■ **SUPPLIED DATA**:

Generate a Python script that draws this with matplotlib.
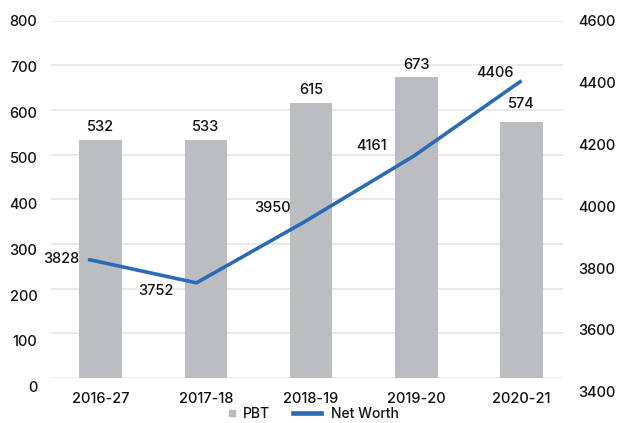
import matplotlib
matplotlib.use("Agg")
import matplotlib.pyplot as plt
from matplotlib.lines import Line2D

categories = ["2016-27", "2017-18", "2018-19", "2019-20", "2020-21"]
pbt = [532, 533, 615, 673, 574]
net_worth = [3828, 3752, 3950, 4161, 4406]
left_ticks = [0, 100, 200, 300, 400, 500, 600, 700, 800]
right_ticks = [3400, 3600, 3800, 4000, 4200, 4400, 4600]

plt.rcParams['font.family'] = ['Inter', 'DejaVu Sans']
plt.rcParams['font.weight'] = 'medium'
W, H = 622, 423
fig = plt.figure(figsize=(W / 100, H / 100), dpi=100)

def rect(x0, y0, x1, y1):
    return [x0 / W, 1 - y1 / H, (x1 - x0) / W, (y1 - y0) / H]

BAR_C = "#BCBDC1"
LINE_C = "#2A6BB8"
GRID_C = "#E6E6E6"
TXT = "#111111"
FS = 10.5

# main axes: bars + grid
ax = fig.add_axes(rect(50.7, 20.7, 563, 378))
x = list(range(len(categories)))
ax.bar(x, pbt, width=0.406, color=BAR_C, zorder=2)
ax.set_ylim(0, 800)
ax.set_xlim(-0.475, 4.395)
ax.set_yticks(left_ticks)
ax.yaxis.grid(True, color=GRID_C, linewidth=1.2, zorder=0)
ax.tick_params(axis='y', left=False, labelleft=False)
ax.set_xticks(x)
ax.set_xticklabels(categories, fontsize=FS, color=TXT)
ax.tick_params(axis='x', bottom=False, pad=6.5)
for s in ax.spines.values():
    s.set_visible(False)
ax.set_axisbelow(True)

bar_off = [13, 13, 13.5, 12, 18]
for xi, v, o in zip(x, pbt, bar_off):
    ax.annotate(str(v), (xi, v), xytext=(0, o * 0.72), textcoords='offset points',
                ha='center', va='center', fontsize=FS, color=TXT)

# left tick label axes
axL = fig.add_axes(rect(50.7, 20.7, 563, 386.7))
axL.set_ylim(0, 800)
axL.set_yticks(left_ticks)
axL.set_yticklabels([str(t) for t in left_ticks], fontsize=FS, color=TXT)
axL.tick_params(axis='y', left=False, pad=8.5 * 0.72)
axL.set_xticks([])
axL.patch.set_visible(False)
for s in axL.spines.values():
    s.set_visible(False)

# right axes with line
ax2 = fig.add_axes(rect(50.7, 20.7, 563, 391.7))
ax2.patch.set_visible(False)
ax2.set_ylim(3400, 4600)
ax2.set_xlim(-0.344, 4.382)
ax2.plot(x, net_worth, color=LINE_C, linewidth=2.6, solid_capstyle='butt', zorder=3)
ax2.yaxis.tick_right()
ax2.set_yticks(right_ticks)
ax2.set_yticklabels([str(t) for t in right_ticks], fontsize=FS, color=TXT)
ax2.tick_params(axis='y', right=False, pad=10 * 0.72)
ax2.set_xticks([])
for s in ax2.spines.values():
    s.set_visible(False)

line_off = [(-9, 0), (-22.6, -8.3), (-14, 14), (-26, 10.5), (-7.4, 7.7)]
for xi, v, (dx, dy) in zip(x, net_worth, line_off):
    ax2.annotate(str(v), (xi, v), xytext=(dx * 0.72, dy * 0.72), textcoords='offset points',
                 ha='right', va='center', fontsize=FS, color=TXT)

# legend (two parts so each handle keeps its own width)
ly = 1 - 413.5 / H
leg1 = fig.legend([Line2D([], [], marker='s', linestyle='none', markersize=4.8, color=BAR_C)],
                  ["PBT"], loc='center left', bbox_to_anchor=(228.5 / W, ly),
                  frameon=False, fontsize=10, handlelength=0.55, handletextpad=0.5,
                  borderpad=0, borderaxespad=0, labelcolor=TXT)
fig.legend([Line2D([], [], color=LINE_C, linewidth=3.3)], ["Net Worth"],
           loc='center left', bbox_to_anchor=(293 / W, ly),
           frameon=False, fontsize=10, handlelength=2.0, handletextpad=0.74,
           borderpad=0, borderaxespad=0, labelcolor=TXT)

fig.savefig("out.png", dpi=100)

■ **PROMPT**: Leave out the pictures and retype every line above exactly.

■ **SOLUTION**:
Generate a Python script that draws this with matplotlib.
import matplotlib
matplotlib.use("Agg")
import matplotlib.pyplot as plt
from matplotlib.lines import Line2D

categories = ["2016-27", "2017-18", "2018-19", "2019-20", "2020-21"]
pbt = [532, 533, 615, 673, 574]
net_worth = [3828, 3752, 3950, 4161, 4406]
left_ticks = [0, 100, 200, 300, 400, 500, 600, 700, 800]
right_ticks = [3400, 3600, 3800, 4000, 4200, 4400, 4600]

plt.rcParams['font.family'] = ['Inter', 'DejaVu Sans']
plt.rcParams['font.weight'] = 'medium'
W, H = 622, 423
fig = plt.figure(figsize=(W / 100, H / 100), dpi=100)

def rect(x0, y0, x1, y1):
    return [x0 / W, 1 - y1 / H, (x1 - x0) / W, (y1 - y0) / H]

BAR_C = "#BCBDC1"
LINE_C = "#2A6BB8"
GRID_C = "#E6E6E6"
TXT = "#111111"
FS = 10.5

# main axes: bars + grid
ax = fig.add_axes(rect(50.7, 20.7, 563, 378))
x = list(range(len(categories)))
ax.bar(x, pbt, width=0.406, color=BAR_C, zorder=2)
ax.set_ylim(0, 800)
ax.set_xlim(-0.475, 4.395)
ax.set_yticks(left_ticks)
ax.yaxis.grid(True, color=GRID_C, linewidth=1.2, zorder=0)
ax.tick_params(axis='y', left=False, labelleft=False)
ax.set_xticks(x)
ax.set_xticklabels(categories, fontsize=FS, color=TXT)
ax.tick_params(axis='x', bottom=False, pad=6.5)
for s in ax.spines.values():
    s.set_visible(False)
ax.set_axisbelow(True)

bar_off = [13, 13, 13.5, 12, 18]
for xi, v, o in zip(x, pbt, bar_off):
    ax.annotate(str(v), (xi, v), xytext=(0, o * 0.72), textcoords='offset points',
                ha='center', va='center', fontsize=FS, color=TXT)

# left tick label axes
axL = fig.add_axes(rect(50.7, 20.7, 563, 386.7))
axL.set_ylim(0, 800)
axL.set_yticks(left_ticks)
axL.set_yticklabels([str(t) for t in left_ticks], fontsize=FS, color=TXT)
axL.tick_params(axis='y', left=False, pad=8.5 * 0.72)
axL.set_xticks([])
axL.patch.set_visible(False)
for s in axL.spines.values():
    s.set_visible(False)

# right axes with line
ax2 = fig.add_axes(rect(50.7, 20.7, 563, 391.7))
ax2.patch.set_visible(False)
ax2.set_ylim(3400, 4600)
ax2.set_xlim(-0.344, 4.382)
ax2.plot(x, net_worth, color=LINE_C, linewidth=2.6, solid_capstyle='butt', zorder=3)
ax2.yaxis.tick_right()
ax2.set_yticks(right_ticks)
ax2.set_yticklabels([str(t) for t in right_ticks], fontsize=FS, color=TXT)
ax2.tick_params(axis='y', right=False, pad=10 * 0.72)
ax2.set_xticks([])
for s in ax2.spines.values():
    s.set_visible(False)

line_off = [(-9, 0), (-22.6, -8.3), (-14, 14), (-26, 10.5), (-7.4, 7.7)]
for xi, v, (dx, dy) in zip(x, net_worth, line_off):
    ax2.annotate(str(v), (xi, v), xytext=(dx * 0.72, dy * 0.72), textcoords='offset points',
                 ha='right', va='center', fontsize=FS, color=TXT)

# legend (two parts so each handle keeps its own width)
ly = 1 - 413.5 / H
leg1 = fig.legend([Line2D([], [], marker='s', linestyle='none', markersize=4.8, color=BAR_C)],
                  ["PBT"], loc='center left', bbox_to_anchor=(228.5 / W, ly),
                  frameon=False, fontsize=10, handlelength=0.55, handletextpad=0.5,
                  borderpad=0, borderaxespad=0, labelcolor=TXT)
fig.legend([Line2D([], [], color=LINE_C, linewidth=3.3)], ["Net Worth"],
           loc='center left', bbox_to_anchor=(293 / W, ly),
           frameon=False, fontsize=10, handlelength=2.0, handletextpad=0.74,
           borderpad=0, borderaxespad=0, labelcolor=TXT)

fig.savefig("out.png", dpi=100)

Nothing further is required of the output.